Trois quarts de siècle plus tard, de Bilthoven, en passant par Amsterdam avant de revenir à Utrecht, à côté de son lieu de naissance, les jeunes musiciens sont toujours au centre du travail de programmation du festival, qui privilégie la prise de risque au conservatisme, comme le confirme le compositeur Aart Strootman, lauréat du Prix Gaudeamus 2017 qui, dessinant l’état des lieux de la nouvelle musique néerlandaise -il rend au passage un hommage appuyé à Louis Andriessen-, rappelle que « les plus grands innovateurs dans le domaine de la musique sont les plus susceptibles d’être qualifiés de "à risque" » : ils sont souvent hors du cadre -commercial en particulier- mais c’est précisément là réside le « potentiel de croissance, d’aventure et de poésie ».
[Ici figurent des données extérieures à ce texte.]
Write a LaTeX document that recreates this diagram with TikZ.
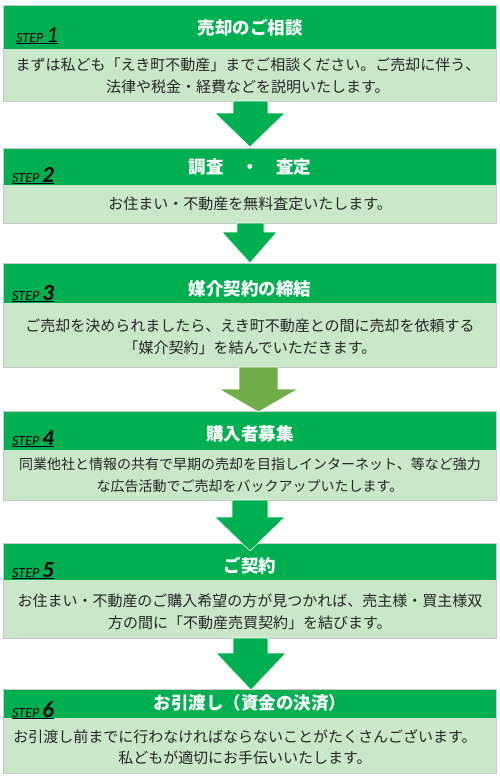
\documentclass[tikz,border=0pt]{standalone}
\usepackage{fontspec}
\newfontfamily\jp{Noto Sans CJK JP}
\newfontfamily\stepf{Carlito}
\definecolor{hdr}{HTML}{00B050}
\definecolor{lt}{HTML}{CAE7CA}
\definecolor{olivegr}{HTML}{70AD47}
\definecolor{bd}{HTML}{C5CCC5}
\definecolor{txt}{HTML}{262626}
\newcommand{\stepnum}[1]{{\fontsize{23}{23}\selectfont\bfseries #1}}
\newcommand{\stepnumthin}[1]{{\fontsize{23}{23}\selectfont #1}}
\begin{document}
\begin{tikzpicture}[x=1pt,y=-1pt,
  hdrbox/.style={fill=hdr, draw=none, inner sep=0pt, minimum width=492pt, anchor=north},
  ltbox/.style={fill=lt, draw=none, inner sep=0pt, minimum width=492pt, anchor=north},
  frame/.style={draw=bd, line width=0.8pt},
  title/.style={font=\jp\bfseries\fontsize{17.5}{19}\selectfont, text=white, inner sep=0pt},
  lbl/.style={font=\stepf\itshape\fontsize{14}{14}\selectfont, text=black, inner sep=0pt, anchor=base west},
  body/.style={font=\jp\fontsize{15}{21.5}\selectfont, text=txt, align=center, inner sep=0pt},
  bodys/.style={font=\jp\fontsize{14}{21.5}\selectfont, text=txt, align=center, inner sep=0pt},
  arr/.style={fill=hdr, draw=white, line width=0.6pt},
  arrolive/.style={fill=olivegr, draw=white, line width=0.6pt}
]
\useasboundingbox (0,0) rectangle (500,780);
\fill[white] (0,0) rectangle (500,780);

% STEP 1
\node[hdrbox, minimum height=44pt] (h1) at (250,5) {};
\node[ltbox, minimum height=52pt] (b1) at (250,49) {};
\draw[frame] (h1.north west) rectangle (b1.south east);
\node[title] (t1) at (250,28) {売却のご相談};
\node[lbl] (s1) at (16,42) {\underline{STEP \stepnumthin{1}}};
\node[body] (d1) at (248,76) {まずは私ども「えき町不動産」までご相談ください。ご売却に伴う、\\法律や税金・経費などを説明いたします。};

% STEP 2
\node[hdrbox, minimum height=37pt] (h2) at (250,148) {};
\node[ltbox, minimum height=38pt] (b2) at (250,185) {};
\draw[frame] (h2.north west) rectangle (b2.south east);
\node[title] (t2) at (250,167) {調査　・　査定};
\node[lbl] (s2) at (12,182) {\underline{STEP \stepnum{2}}};
\node[body] (d2) at (250,204) {お住まい・不動産を無料査定いたします。};

% STEP 3
\node[hdrbox, minimum height=40pt] (h3) at (250,263) {};
\node[ltbox, minimum height=64pt] (b3) at (250,303) {};
\draw[frame] (h3.north west) rectangle (b3.south east);
\node[title] (t3) at (250,289) {媒介契約の締結};
\node[lbl] (s3) at (12,300) {\underline{STEP \stepnum{3}}};
\node[body] (d3) at (250,337) {ご売却を決められましたら、えき町不動産との間に売却を依頼する\\「媒介契約」を結んでいただきます。};

% STEP 4
\node[hdrbox, minimum height=39pt] (h4) at (250,411) {};
\node[ltbox, minimum height=50pt] (b4) at (250,450) {};
\draw[frame] (h4.north west) rectangle (b4.south east);
\node[title] (t4) at (250,434) {購入者募集};
\node[lbl] (s4) at (12,445) {\underline{STEP \stepnum{4}}};
\node[bodys] (d4) at (250,475) {同業他社と情報の共有で早期の売却を目指しインターネット、等など強力\\な広告活動でご売却をバックアップいたします。};

% STEP 5
\node[hdrbox, minimum height=37pt] (h5) at (250,543) {};
\node[ltbox, minimum height=58pt] (b5) at (250,580) {};
\draw[frame] (h5.north west) rectangle (b5.south east);
\node[title] (t5) at (250,566) {ご契約};
\node[lbl] (s5) at (12,577) {\underline{STEP \stepnum{5}}};
\node[body] (d5) at (250,612) {お住まい・不動産のご購入希望の方が見つかれば、売主様・買主様双\\方の間に「不動産売買契約」を結びます。};

% STEP 6
\node[hdrbox, minimum height=29pt] (h6) at (250,689) {};
\node[ltbox, minimum height=55pt] (b6) at (250,718) {};
\draw[frame] (h6.north west) rectangle (b6.south east);
\node[title] (t6) at (250,703) {お引渡し（資金の決済）};
\node[lbl] (s6) at (12,717) {\underline{STEP \stepnum{6}}};
\node[body] (d6) at (245,747) {お引渡し前までに行わなければならないことがたくさんございます。\\私どもが適切にお手伝いいたします。};

% arrows
\filldraw[arr] (233,101) -- (268,101) -- (268,113) -- (285,113) -- (250,147) -- (215,113) -- (233,113) -- cycle;
\filldraw[arr] (237,223) -- (264,223) -- (264,232) -- (277,232) -- (250,263) -- (222,232) -- (237,232) -- cycle;
\filldraw[arrolive] (239,367) -- (278,367) -- (278,389) -- (298,389) -- (258.5,412) -- (219,389) -- (239,389) -- cycle;
\filldraw[arr] (232,500) -- (268,500) -- (268,517) -- (285,517) -- (250,551) -- (215,517) -- (232,517) -- cycle;
\filldraw[arr] (233,638) -- (268,638) -- (268,653) -- (286,653) -- (251,690) -- (216,653) -- (233,653) -- cycle;
\end{tikzpicture}
\end{document}
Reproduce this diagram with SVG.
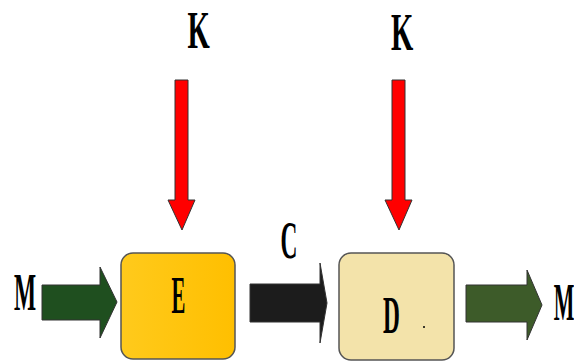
<svg xmlns="http://www.w3.org/2000/svg" width="574" height="361" viewBox="0 0 574 361">
  <style>
    .lbl { font-family: "Liberation Serif", "Times New Roman", serif; font-weight: bold; font-size: 52px; fill: #000; text-anchor: middle; }
    .box { stroke: #555; stroke-width: 1.5; }
    .arrow { stroke: #333; stroke-width: 1; stroke-linejoin: miter; }
  </style>
  <defs>
    <linearGradient id="gold" x1="0" y1="0" x2="1" y2="0">
      <stop offset="0" stop-color="#FFCA1C"/>
      <stop offset="1" stop-color="#FFBF00"/>
    </linearGradient>
  </defs>

  <!-- connectors -->
  <g id="connectors">
    <!-- K inputs -->
    <polygon class="arrow" fill="#FF0000" points="175,80 188,80 188,200 195,200 182,230 168,200 175,200"/>
    <polygon class="arrow" fill="#FF0000" points="392,80 405,80 405,200 412,200 399,230 385,200 392,200"/>
    <!-- M in -->
    <polygon class="arrow" fill="#1F4F1F" points="42,285 100,285 100,267 117,302 100,338 100,320 42,320"/>
    <!-- C between E and D -->
    <polygon class="arrow" fill="#1C1C1C" points="250,284 320,284 320,263 327,303 320,343 320,322 250,322"/>
    <!-- M out -->
    <polygon class="arrow" fill="#3D5B29" points="466,285 527,285 527,270 542,305 527,340 527,322 466,322"/>
  </g>

  <!-- node E -->
  <g id="node-E">
    <rect class="box" x="121" y="253" width="114" height="106" rx="12" fill="url(#gold)"/>
    <text class="lbl" transform="translate(178.5,313) scale(0.4,1)">E</text>
  </g>

  <!-- node D -->
  <g id="node-D">
    <rect class="box" x="339" y="253" width="115" height="107" rx="12" fill="#F3E3AA"/>
    <text class="lbl" transform="translate(391.5,333) scale(0.45,1)">D</text>
    <circle cx="424" cy="327" r="1" fill="#000"/>
  </g>

  <!-- labels -->
  <g id="labels">
    <text class="lbl" transform="translate(198.5,48) scale(0.55,1)">K</text>
    <text class="lbl" transform="translate(402,50) scale(0.55,1)">K</text>
    <text class="lbl" transform="translate(289,258) scale(0.45,1)">C</text>
    <text class="lbl" transform="translate(25,310) scale(0.45,1)">M</text>
    <text class="lbl" transform="translate(564,320) scale(0.42,1)">M</text>
  </g>
</svg>
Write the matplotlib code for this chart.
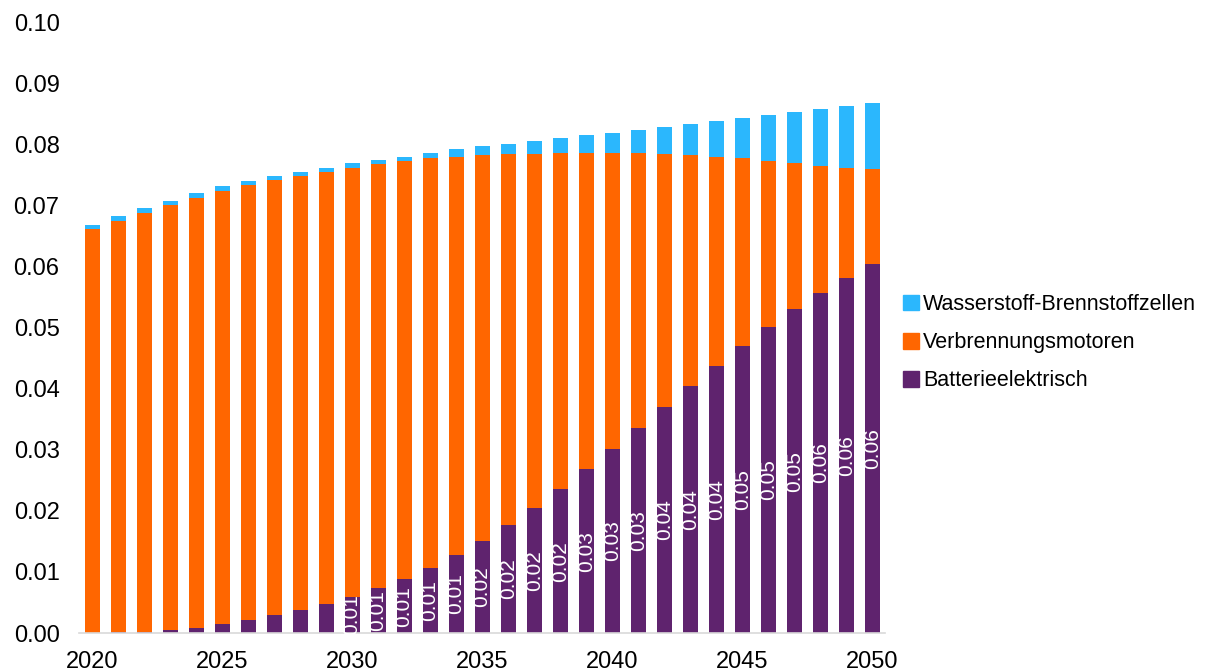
import numpy as np
import matplotlib
matplotlib.use("Agg")
import matplotlib.pyplot as plt
from matplotlib.patches import Patch

plt.rcParams['font.family'] = ['Liberation Sans', 'DejaVu Sans']

years = list(range(2020, 2051))

# Batterieelektrisch
bev = [0.00005, 0.0001, 0.0002, 0.0005, 0.0009, 0.0014, 0.0021, 0.0029, 0.0037, 0.0048,
       0.0059, 0.0073, 0.0088, 0.0107, 0.0128, 0.0151, 0.0177, 0.0205, 0.0235, 0.0268,
       0.0302, 0.0336, 0.0370, 0.0404, 0.0437, 0.0470, 0.0501, 0.0530, 0.0557, 0.0581,
       0.0604]
# Verbrennungsmotoren
ice = [0.06605, 0.0674, 0.0686, 0.0695, 0.0703, 0.0709, 0.0712, 0.0712, 0.0711, 0.0707,
       0.0703, 0.0695, 0.0684, 0.0670, 0.0652, 0.0631, 0.0607, 0.0580, 0.0551, 0.0518,
       0.0484, 0.0450, 0.0415, 0.0379, 0.0343, 0.0307, 0.0272, 0.0239, 0.0208, 0.0181,
       0.0155]
# Wasserstoff-Brennstoffzellen
fcev = [0.0007, 0.0007, 0.0008, 0.0008, 0.0008, 0.0008, 0.0007, 0.0007, 0.0007, 0.0007,
        0.0007, 0.0007, 0.0008, 0.0009, 0.0012, 0.0015, 0.0017, 0.0021, 0.0025, 0.0030,
        0.0033, 0.0038, 0.0043, 0.0050, 0.0058, 0.0066, 0.0075, 0.0084, 0.0093, 0.0101,
        0.0109]

c_bev = '#5F236E'
c_ice = '#FF6600'
c_fcev = '#2BB7FD'

fig = plt.figure(figsize=(12.05, 6.72), dpi=100)
ax = fig.add_axes([0.0656, 0.058, 0.669, 0.909])

w = 0.58
bev_bars = ax.bar(years, bev, width=w, color=c_bev)
ax.bar(years, ice, width=w, bottom=bev, color=c_ice)
ax.bar(years, fcev, width=w, bottom=np.add(bev, ice), color=c_fcev)

lbls = ['%.2f' % v if v >= 0.005 else '' for v in bev]
ax.bar_label(bev_bars, labels=lbls, label_type='center', rotation=90,
             color='white', fontsize=15)

ax.set_xlim(2019.5, 2050.5)
ax.set_ylim(0, 0.10)
ax.set_yticks(np.arange(0, 0.101, 0.01))
ax.set_yticklabels(['%.2f' % t for t in np.arange(0, 0.101, 0.01)])
ax.set_xticks(range(2020, 2051, 5))
ax.tick_params(axis='y', length=0, pad=14, labelsize=17)
ax.tick_params(axis='x', length=0, pad=13, labelsize=17)
for s in ['top', 'right', 'left']:
    ax.spines[s].set_visible(False)
ax.spines['bottom'].set_color('#D9D9D9')
ax.spines['bottom'].set_linewidth(1.2)

handles = [Patch(color=c_fcev), Patch(color=c_ice), Patch(color=c_bev)]
names = ['Wasserstoff-Brennstoffzellen', 'Verbrennungsmotoren', 'Batterieelektrisch']
fig.legend(handles, names, loc='center left', bbox_to_anchor=(0.742, 0.49),
           frameon=False, fontsize=15.5, handlelength=0.75, handleheight=0.75,
           handletextpad=0.2, labelspacing=0.8, borderaxespad=0)

fig.savefig('out.png', dpi=100)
Chaque jour parmi les cinq que dure Gaudeamus, je suis confronté aux conséquences de cette prise de risque : ça ne réussit pas toujours -loin de là ; la programmation est d’ailleurs coutumière de critiques acerbes, même si elle peut s’enorgueillir de premières marquantes (les 100 métronomes du Poème symphonique de György Ligeti en 1963) et d’un rôle de défricheur de talents ultérieurement révélés (le concert d’ouverture de 1994 de l’Anglais Richard Ayres, à la renommée maintenant internationale, est qualifié dans la presse de « début désastreux » -il remporte pourtant le Gaudeamus Award cette année-là) : « Gaudeamus n'est pas là pour être applaudi, mais pour donner un espace aux jeunes compositeurs et artistes sonores qui explorent la terra incognita ».